While most video games put emphasis on the action, Until Dawn took a different approach, one that might offer us a glimpse of what cinema might become down the line.
In Until Dawn, you play as several characters through the game’s narrative. A prologue introduces us to a group of eight friends who have escaped to Josh, Hannah and Beth’s lavish mountain cabin.
After a cruel prank goes wrong, Hannah flees outside and Beth follows her, but the two are ambushed by an unknown entity and seemingly fall to their deaths.
One year later, the group goes back up the mountain and things get scary.
Until Dawn is full of creepy visuals, disturbing music and a ton of well‐executed jump scares that are likely to have you running for the hills within the first hour of gameplay.
The scares have a retro feel to them; this isn’t a subtly creepy game but a violent, brutal attack on your senses and danger could lurk behind every corner.
Especially tense are scenes that require you to keep the vibrating controller completely still or risk a gnarly death once your hiding place is compromised.
While Until Dawn does utilise exploration of the areas you visit, most of the gameplay is based on the choices you make.

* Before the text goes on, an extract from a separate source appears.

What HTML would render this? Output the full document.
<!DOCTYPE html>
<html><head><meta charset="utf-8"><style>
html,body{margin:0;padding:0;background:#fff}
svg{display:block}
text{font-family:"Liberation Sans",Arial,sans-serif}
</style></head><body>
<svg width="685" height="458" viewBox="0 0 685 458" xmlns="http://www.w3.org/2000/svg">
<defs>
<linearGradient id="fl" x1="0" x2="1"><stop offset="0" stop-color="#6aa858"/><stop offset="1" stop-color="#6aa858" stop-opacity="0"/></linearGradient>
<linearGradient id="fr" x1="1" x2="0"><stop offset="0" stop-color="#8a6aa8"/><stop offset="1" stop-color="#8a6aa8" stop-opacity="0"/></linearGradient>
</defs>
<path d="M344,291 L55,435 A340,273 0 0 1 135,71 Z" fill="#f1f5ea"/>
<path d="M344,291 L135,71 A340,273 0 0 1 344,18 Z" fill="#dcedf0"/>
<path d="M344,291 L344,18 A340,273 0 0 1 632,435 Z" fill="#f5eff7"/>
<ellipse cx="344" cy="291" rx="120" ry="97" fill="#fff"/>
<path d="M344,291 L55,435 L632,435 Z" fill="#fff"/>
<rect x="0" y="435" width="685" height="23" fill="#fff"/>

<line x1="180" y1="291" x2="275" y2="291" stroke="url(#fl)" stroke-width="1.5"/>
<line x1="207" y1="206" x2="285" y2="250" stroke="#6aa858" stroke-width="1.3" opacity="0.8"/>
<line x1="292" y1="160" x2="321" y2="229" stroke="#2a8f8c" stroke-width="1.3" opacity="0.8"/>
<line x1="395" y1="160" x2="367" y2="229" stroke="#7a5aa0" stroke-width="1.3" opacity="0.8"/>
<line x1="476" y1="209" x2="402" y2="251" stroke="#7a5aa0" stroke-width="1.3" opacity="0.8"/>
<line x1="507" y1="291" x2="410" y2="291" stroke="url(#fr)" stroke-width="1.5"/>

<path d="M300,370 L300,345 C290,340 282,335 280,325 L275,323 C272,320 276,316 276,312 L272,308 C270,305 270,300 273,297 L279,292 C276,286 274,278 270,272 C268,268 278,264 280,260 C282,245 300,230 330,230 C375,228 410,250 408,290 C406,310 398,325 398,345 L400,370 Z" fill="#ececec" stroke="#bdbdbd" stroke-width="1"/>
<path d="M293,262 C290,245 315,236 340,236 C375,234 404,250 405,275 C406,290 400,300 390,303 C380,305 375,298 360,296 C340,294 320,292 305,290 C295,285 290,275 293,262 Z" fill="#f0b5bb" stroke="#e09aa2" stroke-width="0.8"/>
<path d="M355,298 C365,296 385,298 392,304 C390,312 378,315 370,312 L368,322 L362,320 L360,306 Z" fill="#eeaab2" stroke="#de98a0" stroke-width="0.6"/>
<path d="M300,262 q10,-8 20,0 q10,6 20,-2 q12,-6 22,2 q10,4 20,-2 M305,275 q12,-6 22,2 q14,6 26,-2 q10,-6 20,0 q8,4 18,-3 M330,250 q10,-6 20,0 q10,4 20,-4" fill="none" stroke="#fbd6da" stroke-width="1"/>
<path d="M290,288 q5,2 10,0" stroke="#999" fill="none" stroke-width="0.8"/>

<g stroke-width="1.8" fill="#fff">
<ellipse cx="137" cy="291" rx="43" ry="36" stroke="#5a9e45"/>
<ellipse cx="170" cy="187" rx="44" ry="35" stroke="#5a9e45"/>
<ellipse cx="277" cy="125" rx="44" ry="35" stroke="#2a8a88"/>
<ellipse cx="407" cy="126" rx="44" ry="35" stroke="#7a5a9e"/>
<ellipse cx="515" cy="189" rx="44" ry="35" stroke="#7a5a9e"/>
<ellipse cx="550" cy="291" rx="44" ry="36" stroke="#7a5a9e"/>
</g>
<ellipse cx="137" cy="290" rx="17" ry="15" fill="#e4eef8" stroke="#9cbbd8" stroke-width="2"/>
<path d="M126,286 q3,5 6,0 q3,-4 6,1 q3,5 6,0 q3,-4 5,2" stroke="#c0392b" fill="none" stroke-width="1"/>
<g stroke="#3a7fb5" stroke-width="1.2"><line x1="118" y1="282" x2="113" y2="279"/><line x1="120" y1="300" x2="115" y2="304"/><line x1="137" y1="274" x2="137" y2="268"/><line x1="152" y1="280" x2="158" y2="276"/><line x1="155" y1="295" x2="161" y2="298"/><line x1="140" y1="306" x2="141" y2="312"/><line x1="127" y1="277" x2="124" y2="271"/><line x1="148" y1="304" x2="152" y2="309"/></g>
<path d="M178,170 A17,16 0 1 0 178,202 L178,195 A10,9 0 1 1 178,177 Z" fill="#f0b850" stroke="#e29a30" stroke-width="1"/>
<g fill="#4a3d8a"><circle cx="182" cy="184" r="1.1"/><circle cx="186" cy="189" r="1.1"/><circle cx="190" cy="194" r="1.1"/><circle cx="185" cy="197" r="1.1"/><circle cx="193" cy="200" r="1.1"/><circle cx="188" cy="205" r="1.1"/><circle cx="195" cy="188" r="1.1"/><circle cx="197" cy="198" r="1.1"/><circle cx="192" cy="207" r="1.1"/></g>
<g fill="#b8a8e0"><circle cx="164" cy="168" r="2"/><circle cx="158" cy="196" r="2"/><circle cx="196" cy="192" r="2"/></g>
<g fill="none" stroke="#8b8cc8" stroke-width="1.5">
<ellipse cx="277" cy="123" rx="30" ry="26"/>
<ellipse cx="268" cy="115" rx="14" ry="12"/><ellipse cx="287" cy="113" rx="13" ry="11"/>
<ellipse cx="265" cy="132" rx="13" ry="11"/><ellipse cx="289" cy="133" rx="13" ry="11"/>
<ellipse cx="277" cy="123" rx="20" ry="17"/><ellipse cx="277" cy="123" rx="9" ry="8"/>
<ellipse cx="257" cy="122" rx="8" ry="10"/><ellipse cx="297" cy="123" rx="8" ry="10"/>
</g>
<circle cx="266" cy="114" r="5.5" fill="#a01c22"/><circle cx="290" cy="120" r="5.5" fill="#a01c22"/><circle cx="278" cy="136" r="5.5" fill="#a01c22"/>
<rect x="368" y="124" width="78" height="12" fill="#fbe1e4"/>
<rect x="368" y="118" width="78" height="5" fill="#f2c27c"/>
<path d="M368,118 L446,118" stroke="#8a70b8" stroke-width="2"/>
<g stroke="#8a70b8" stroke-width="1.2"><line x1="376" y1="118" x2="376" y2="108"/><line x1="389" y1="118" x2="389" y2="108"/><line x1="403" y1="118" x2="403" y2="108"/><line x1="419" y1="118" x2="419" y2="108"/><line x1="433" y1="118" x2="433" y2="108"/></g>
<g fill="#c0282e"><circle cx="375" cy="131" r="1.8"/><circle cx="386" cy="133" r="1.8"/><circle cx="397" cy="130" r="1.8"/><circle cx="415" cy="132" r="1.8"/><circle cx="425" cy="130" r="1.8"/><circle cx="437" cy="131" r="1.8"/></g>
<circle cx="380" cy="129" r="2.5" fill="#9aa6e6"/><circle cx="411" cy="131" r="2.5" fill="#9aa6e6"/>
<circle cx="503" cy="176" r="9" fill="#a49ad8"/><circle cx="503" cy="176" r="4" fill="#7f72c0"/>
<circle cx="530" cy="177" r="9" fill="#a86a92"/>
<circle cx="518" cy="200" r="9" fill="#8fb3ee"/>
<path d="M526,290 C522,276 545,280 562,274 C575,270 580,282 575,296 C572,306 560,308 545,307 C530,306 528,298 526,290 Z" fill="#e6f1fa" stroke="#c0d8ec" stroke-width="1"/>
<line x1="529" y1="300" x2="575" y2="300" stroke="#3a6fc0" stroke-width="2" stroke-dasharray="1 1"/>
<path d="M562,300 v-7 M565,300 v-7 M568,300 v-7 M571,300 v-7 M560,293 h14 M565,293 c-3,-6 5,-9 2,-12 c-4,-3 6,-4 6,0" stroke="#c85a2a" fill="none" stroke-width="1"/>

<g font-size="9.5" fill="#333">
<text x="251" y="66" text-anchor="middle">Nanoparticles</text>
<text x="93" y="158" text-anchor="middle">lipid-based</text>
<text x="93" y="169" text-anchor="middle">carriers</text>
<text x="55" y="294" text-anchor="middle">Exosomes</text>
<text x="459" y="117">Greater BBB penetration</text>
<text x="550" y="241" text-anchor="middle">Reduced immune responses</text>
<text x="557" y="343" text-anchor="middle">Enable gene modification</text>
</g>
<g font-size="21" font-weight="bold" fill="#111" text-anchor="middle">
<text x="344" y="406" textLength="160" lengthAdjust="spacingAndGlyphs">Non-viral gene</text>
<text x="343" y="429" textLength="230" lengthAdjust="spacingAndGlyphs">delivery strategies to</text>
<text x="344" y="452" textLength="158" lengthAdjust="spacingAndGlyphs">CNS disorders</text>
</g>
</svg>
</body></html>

You’re asked to pick between two options, which could include a solid action, such as keeping a flare gun to yourself or giving it to another character, or just responding to a situation.

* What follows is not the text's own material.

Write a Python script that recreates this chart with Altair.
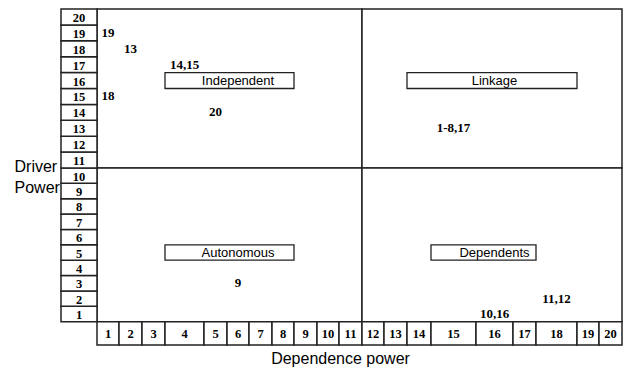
import altair as alt
import pandas as pd

# ---- data ----
point_labels = ["19", "13", "14,15", "18", "20", "1-8,17", "9", "10,16", "11,12"]
dependence = [1, 2, 4, 1, 5, 15, 6, 16, 18]
driver = [19, 18, 17, 15, 14, 13, 3, 1, 2]

tick_values = list(range(1, 21))

quadrant_names = ["Independent", "Linkage", "Autonomous", "Dependents"]
quad_dep_lo = [0.5, 11.5, 0.5, 11.5]
quad_dep_hi = [11.5, 20.5, 11.5, 20.5]
quad_drv_lo = [10.5, 10.5, 0.5, 0.5]
quad_drv_hi = [20.5, 20.5, 10.5, 10.5]

box_dep_lo = [3.5, 13.5, 3.5, 14.5]
box_dep_hi = [8.5, 18.5, 8.5, 17.5]
box_drv = [16, 16, 5, 5]

# ---- layout (non-uniform cell widths of the original table-like axes) ----
col_widths = [22, 23, 23, 39, 23, 22, 23, 22, 23, 22, 23, 22, 23, 24, 45, 37, 23, 41, 22, 23]
ycol_width = 36
x_breaks = [-0.5, 0.5] + [v + 0.5 for v in tick_values]
x_pix = [0]
acc = ycol_width
x_pix.append(acc)
for w in col_widths:
    acc += w
    x_pix.append(acc)
W = x_pix[-1]
H = 336
y_breaks = [-0.5, 0.5, 10.5, 20.5]
y_pix = [H, 312.7, 159, 0]

X_SCALE = alt.Scale(type="linear", domain=x_breaks, range=x_pix, nice=False, zero=False)
Y_SCALE = alt.Scale(type="linear", domain=y_breaks, range=y_pix, nice=False, zero=False)

SANS = "Liberation Sans"
SERIF = "Liberation Serif"
LINE = "#222222"

X_AXIS = alt.Axis(title="Dependence power", labels=False, ticks=False, domain=False, grid=False,
                  titleFont=SANS, titleFontSize=16, titleFontWeight="normal", titleColor="black",
                  titleAlign="center", titleBaseline="alphabetic", titleX=279, titleY=18)
Y_AXIS = alt.Axis(title=["Driver", "Power"], labels=False, ticks=False, domain=False, grid=False,
                  titleFont=SANS, titleFontSize=16, titleFontWeight="normal", titleColor="black",
                  titleAngle=0, titleAlign="left", titleBaseline="alphabetic",
                  titleX=-47, titleY=162, titleLineHeight=21)


def X(f):
    return alt.X(f, type="quantitative", scale=X_SCALE, axis=X_AXIS)


def Y(f):
    return alt.Y(f, type="quantitative", scale=Y_SCALE, axis=Y_AXIS)


# cells of the axes tables
cells = pd.DataFrame(
    [{"x0": -0.5, "x1": 0.5, "y0": v - 0.5, "y1": v + 0.5, "xc": 0, "yc": v, "lab": str(v)} for v in tick_values]
    + [{"x0": v - 0.5, "x1": v + 0.5, "y0": -0.5, "y1": 0.5, "xc": v, "yc": 0, "lab": str(v)} for v in tick_values]
)
quads = pd.DataFrame({"name": quadrant_names, "x0": quad_dep_lo, "x1": quad_dep_hi,
                      "y0": quad_drv_lo, "y1": quad_drv_hi})
boxes = pd.DataFrame({"name": quadrant_names, "x0": box_dep_lo, "x1": box_dep_hi,
                      "y0": [b - 0.5 for b in box_drv], "y1": [b + 0.5 for b in box_drv],
                      "xc": [(a + b) / 2 for a, b in zip(box_dep_lo, box_dep_hi)], "yc": box_drv})
points = pd.DataFrame({"lab": point_labels, "dep": dependence, "drv": driver})

cell_rects = alt.Chart(cells).mark_rect(fill="white", stroke=LINE, strokeWidth=1.5).encode(
    x=X("x0"), x2="x1", y=Y("y0"), y2="y1")
cell_text = alt.Chart(cells).mark_text(font=SERIF, fontSize=12.5, fontWeight="bold", color="black",
                                       baseline="middle", align="center", dy=1).encode(
    x=X("xc"), y=Y("yc"), text="lab:N")
quad_rects = alt.Chart(quads).mark_rect(fill="white", stroke=LINE, strokeWidth=1.5).encode(
    x=X("x0"), x2="x1", y=Y("y0"), y2="y1")
box_rects = alt.Chart(boxes).mark_rect(fill="white", stroke=LINE, strokeWidth=1.3).encode(
    x=X("x0"), x2="x1", y=Y("y0"), y2="y1")
box_text = alt.Chart(boxes).mark_text(font=SANS, fontSize=13, color="black",
                                      baseline="middle", align="center").encode(
    x=X("xc"), y=Y("yc"), text="name:N")
point_text = alt.Chart(points).mark_text(font=SERIF, fontSize=13, fontWeight="bold", color="black",
                                         baseline="middle", align="center").encode(
    x=X("dep"), y=Y("drv"), text="lab:N")

chart = alt.layer(quad_rects, cell_rects, cell_text, box_rects, box_text, point_text).properties(
    width=W, height=H,
    background="white",
    autosize=alt.AutoSizeParams(type="none"),
    padding={"left": 61, "top": 9, "right": 4, "bottom": 25},
).configure_view(stroke=None)

chart.save("out.html", embed_options={"renderer": "svg", "actions": False})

For example, when Mike’s ex‐girlfriend Emily starts an argument with his current girlfriend Jess, the player can choose how Mike handles the situation which in turn will improve his relationship with one, and worsen it with the other woman.
This can be tracked in a menu, as can the collectibles you find during the game, which reveal the mountain’s shocking past.
One of the game’s highlights is the butterfly effect. After making a significant choice, butterflies appear on screen to indicate you have drastically changed the course of the narrative, at least for that character.
Sometimes the butterfly effect might not change anything too much, but often it will have fatal consequences. This makes Until Dawn a fascinating experience, one that can be revisited countless times, always with a different end result.
How many characters can you save, and how many will perish because of the choices you make? All deaths are permanent; the player can’t backtrack or reload segments, which makes for an immersive, impactful experience that feels personal.
What does all of this have to do with cinema then? Until Dawn is profoundly cinematic with lengthy cut scenes, and a lot of dialogue.
Most of the cast are well‐known Hollywood actors (recent Oscar winner Rami Malek, Jordan Fisher and Hayden Panettiere are among the cast) which only adds to the unique film‐like feel the game has.
Black Mirror already utilised a narrative where you can choose the fate of your main character with Bandersnatch, and whilst it could have been more inventive and exciting in its approach to active watching, the technology and concept are intriguing and could provide cinema with a much‐needed boost to revitalise it.
Currently, cinema‐going in a passive experience. You buy your ticket, sit down in a dark room with a bunch of strangers and passively consume whatever you have chosen to watch.
It’s possible to actively engage with the film and its themes, but the act itself has always been passive, although cinemas have employed several different ways of making the whole experience more unique, such as 4DX, 3D and the 120fps technology, recently used by Ang Lee in Gemini Man.
What if games like Until Dawn could help cinemas reinvent themselves?
We all love and cherish the cinema experience as it is, but with more and more streaming services and premium video‐on-demand premieres available from the comfort of your own home, cinemas need to look for ways to draw in crowds.
The only way seems to be to make the experience more individually tailored and interactive. Perhaps instead of large screening rooms, cinemas offered smaller screens to groups who navigate a narrative together while much of it still plays out passively in front of us.
Until Dawn is without a doubt a revolutionary game; it forces you to become emotionally invested in the narrative and saving as many characters as possible.
Your choices reflect your understanding of the characters, but also offer you a chance to inject your own personality into the game by choosing how you would react. Do you aggravate or diffuse conflict? Do you hide or run when pursued by a maniac?
Until Dawn honours both horror games and films that came before it and which it is heavily inspired by, but it crafts its own unique identity and experience by being genuinely scary and ruthless with a high replay value and possibly even a look at what might come next for cinema.